Omg god belber u are a lifesaver, it worked cidgen app installed on my phone. I have been messing with this for two straight days

Sent from my HTC6435LVW using Xparent Blue Tapatalk 2


----------



## Tidefan22 (Aug 13, 2011)

Ok I got to the part adb reboot and it all of a sudden it just hangs and I'm past the part of no return part. I don't understand this, and I don't know what to do?

Sent from my HTC6435LVW using Xparent Blue Tapatalk 2


----------



## belber095 (Oct 12, 2011)

Just let it sit for a bit. Depending on where you are on the unlock/CID edits, it'll take some time to load/build files.

tapatalkin'


----------



## Tidefan22 (Aug 13, 2011)

It never rebooted the device? it just hangs there, Is that normal? It does nothing like it does on droidmodderx's video tutorial.

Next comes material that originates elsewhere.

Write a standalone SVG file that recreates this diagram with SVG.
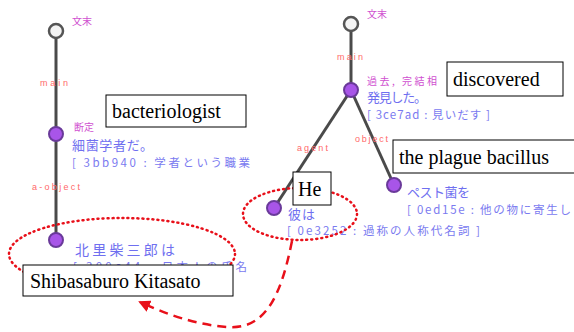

Sent from my HTC6435LVW using Xparent Blue Tapatalk 2


----------



## belber095 (Oct 12, 2011)

Tidefan22 said:


> It never rebooted the device? Is that normal? It does nothing like it does on droidmodderx's video tutorial.
> 
> Sent from my HTC6435LVW using Xparent Blue Tapatalk 2


adb reboot will reboot it every time.... Make sure its still being recognized

tapatalkin'


----------



## Tidefan22 (Aug 13, 2011)

Ok I'm by vzw's block now

Sent from my HTC DNA


----------



## Tidefan22 (Aug 13, 2011)

Ok I unlocked my phone, it was the easy part lol. I just had a helluva time getting sdk and adb setup all right. Thanks for the help guys. Time to root 

Sent from my HTC6435LVW using Xparent Blue Tapatalk 2


----------